ナラ、ブナなど大木の落葉樹が葉を落すと、梢に鳥の巣のような丸いかたまりが現れます。
寄生植物のヤドリギです。自ら光合成もするので、正確には半寄生植物というそうです。
 大伴家持の歌に、このヤドリギを詠んだ一首があります。

天平勝宝二年正月二日、国庁に饗(あえ)を諸(もろもろ)の郡司等に給ふ宴の歌一首 (万葉集 十八 4136)

<原文>
 安之比奇能 夜麻能許奴礼能 保与等理天 可射之都良久波 知等世保久等曽

<訓読>
あしひきの 山の木末(こぬれ)の寄生(ほよ)取りて 
挿頭(かざ)しつらくは 千歳(ちとせ)寿(ほ)ぐとぞ

<通訳>
山の梢のから寄生(ほよ)を取って、髪に挿したのは、千年の命を祝う気持からです。 (「新編古典日本文学全集 萬葉集4」 小学館)

「寄生(ほよ)」は、ヤドリギの古名。この歌を作った当時の家持は、国司として越中に赴任していました。
越中の国庁は、現在の富山県高岡市伏木にあり、天平勝宝2年(700)の正月、家持は、国庁で開かれた宴で、集まった郡司らに新年のお祝いの歌を披露しました。それがこの歌です。

また、フランスやイギリスなどには、クリスマスにヤドリギのリースを飾り、その枝の下では女性にキスをするのが許される習慣が残っており、そうすると、その1年が幸せになるといわれています。

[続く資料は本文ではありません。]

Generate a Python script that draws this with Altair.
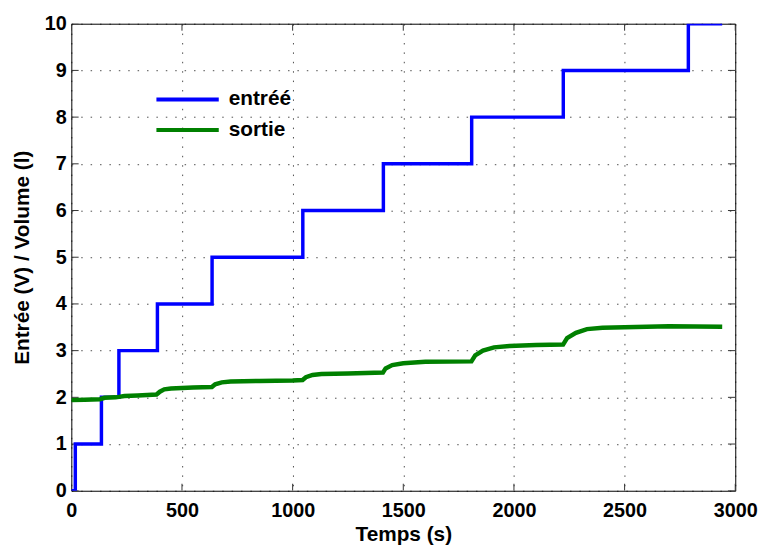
import altair as alt
import pandas as pd

# entrée (step input)
t_in = [0, 18, 136, 215, 389, 636, 1046, 1410, 1809, 2223, 2788, 2941]
v_in = [0, 1, 2, 3, 4, 5, 6, 7, 8, 9, 10, 10]

# sortie (measured volume)
t_out = [0, 60, 130, 150, 200, 215, 240, 300, 385, 400, 420, 450, 550, 635, 650, 680, 720,
         850, 1000, 1045, 1060, 1090, 1130, 1250, 1408, 1420, 1450, 1500, 1600, 1808, 1825,
         1860, 1910, 1980, 2100, 2222, 2240, 2280, 2330, 2400, 2600, 2700, 2941]
v_out = [1.94, 1.95, 1.96, 1.99, 2.00, 2.01, 2.03, 2.04, 2.06, 2.12, 2.17, 2.19, 2.21, 2.22, 2.28,
         2.32, 2.34, 2.35, 2.36, 2.37, 2.43, 2.48, 2.50, 2.51, 2.53, 2.62, 2.69, 2.73, 2.76, 2.77,
         2.90, 3.00, 3.07, 3.10, 3.12, 3.13, 3.27, 3.38, 3.46, 3.49, 3.51, 3.52, 3.51]

series_names = ["entréé", "sortie"]
series_colors = ["#0000ff", "#008000"]
x_ticks = [0, 500, 1000, 1500, 2000, 2500, 3000]
y_ticks = [0, 1, 2, 3, 4, 5, 6, 7, 8, 9, 10]
x_min, x_max = 0, 3000
y_min, y_max = 0, 10

df_in = pd.DataFrame({"t": t_in, "v": v_in, "s": series_names[0]})
df_out = pd.DataFrame({"t": t_out, "v": v_out, "s": series_names[1]})

FONT = "Liberation Sans"

x_scale = alt.Scale(domain=[x_min, x_max], nice=False)
y_scale = alt.Scale(domain=[y_min, y_max], nice=False)

x_enc = alt.X("t:Q", scale=x_scale,
              axis=alt.Axis(values=x_ticks, format="d", title="Temps (s)", titlePadding=3,
                            labelPadding=10, labelFlush=False))
y_enc = alt.Y("v:Q", scale=y_scale,
              axis=alt.Axis(values=y_ticks, format="d", title="Entrée (V) / Volume (l)",
                            titlePadding=12, labelPadding=5, labelFlush=False))
color_enc = alt.Color("s:N", scale=alt.Scale(domain=series_names, range=series_colors),
                      legend=alt.Legend(title=None, orient="none", legendX=105, legendY=64,
                                        symbolType="M-3,0H3", symbolSize=441, symbolStrokeWidth=4,
                                        labelFontSize=21, labelFont=FONT, labelFontWeight="bold",
                                        labelOffset=29, rowPadding=8, labelColor="#000"))

line_in = alt.Chart(df_in).mark_line(interpolate="step-after", strokeWidth=3.5, clip=True).encode(
    x=x_enc, y=y_enc, color=color_enc)
line_out = alt.Chart(df_out).mark_line(strokeWidth=4.5, clip=True).encode(
    x=x_enc, y=y_enc, color=color_enc)

# inward tick marks on all four sides (MATLAB style), placed from the tick lists
tick_len_x = (x_max - x_min) * 0.011
tick_len_y = (y_max - y_min) * 0.015
df_xt = pd.DataFrame({"t": x_ticks})
df_yt = pd.DataFrame({"v": y_ticks})
tick_style = dict(color="#333", strokeWidth=1, clip=True)
xt_bottom = alt.Chart(df_xt).mark_rule(**tick_style).encode(
    x=alt.X("t:Q", scale=x_scale), y=alt.datum(y_min), y2=alt.datum(y_min + tick_len_y))
xt_top = alt.Chart(df_xt).mark_rule(**tick_style).encode(
    x=alt.X("t:Q", scale=x_scale), y=alt.datum(y_max), y2=alt.datum(y_max - tick_len_y))
yt_left = alt.Chart(df_yt).mark_rule(**tick_style).encode(
    y=alt.Y("v:Q", scale=y_scale), x=alt.datum(x_min), x2=alt.datum(x_min + tick_len_x))
yt_right = alt.Chart(df_yt).mark_rule(**tick_style).encode(
    y=alt.Y("v:Q", scale=y_scale), x=alt.datum(x_max), x2=alt.datum(x_max - tick_len_x))

chart = alt.layer(xt_bottom, xt_top, yt_left, yt_right, line_in, line_out).properties(
    width=671, height=472,
    autosize=alt.AutoSizeParams(type="none"),
    padding={"left": 64, "top": 13, "right": 25, "bottom": 56},
).configure_view(stroke="#000", strokeWidth=1).configure_axis(
    domain=False, ticks=False,
    grid=True, gridColor="#000", gridDash=[1.5, 8], gridWidth=1, gridOpacity=0.7,
    labelFont=FONT, labelFontSize=20, labelFontWeight="bold", labelColor="#000",
    titleFont=FONT, titleFontSize=21, titleFontWeight="bold", titleColor="#000",
)

chart.save("out.html", embed_options={"renderer": "svg", "actions": False})
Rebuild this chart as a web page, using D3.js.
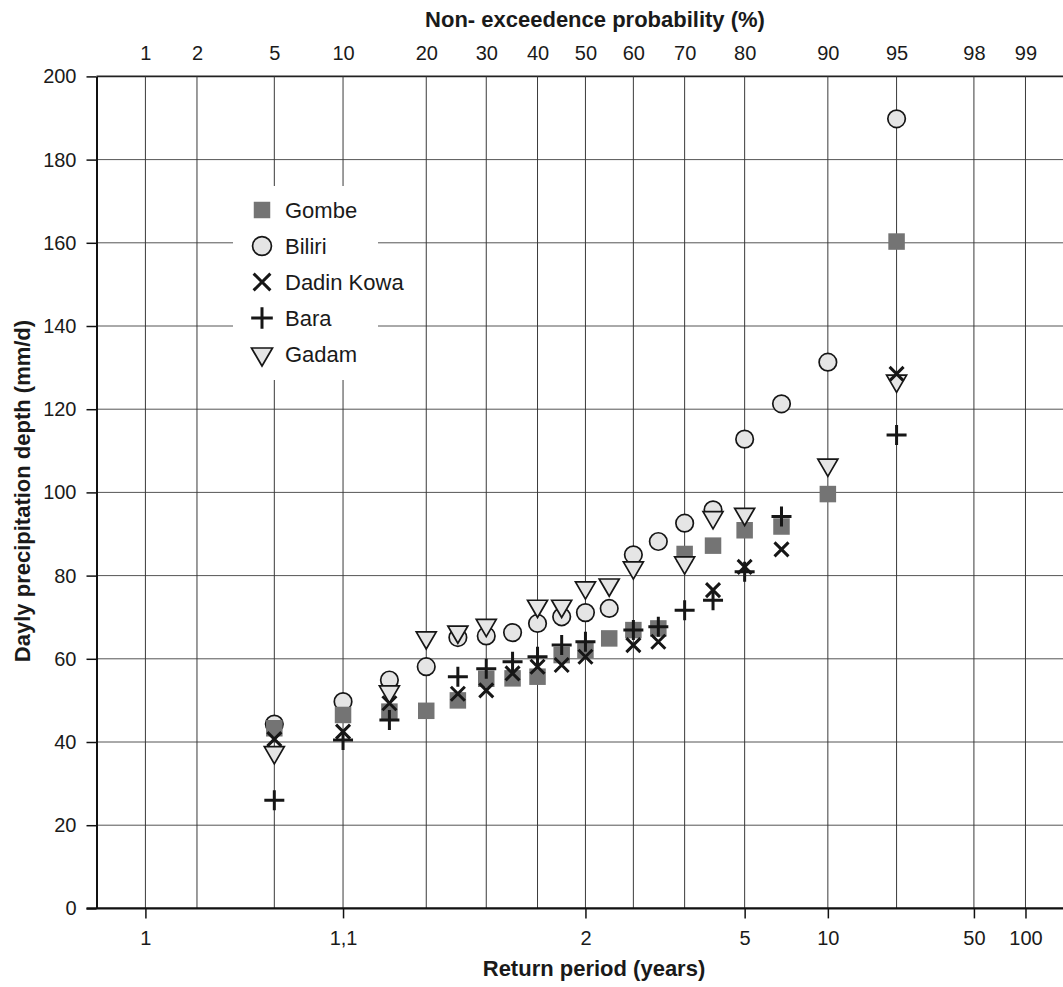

西洋でも、日本でも、ヤドリギは神聖な植物といえます。

ネットで探したら、鎌倉・鶴岡八幡宮境内の大木のヤドリギがありましたので添付します。
1本の木に、ものすごくたくさんのヤドリギが寄生しています。壮観です。

新年を迎えるに当たり、万葉集の一首を贈ります。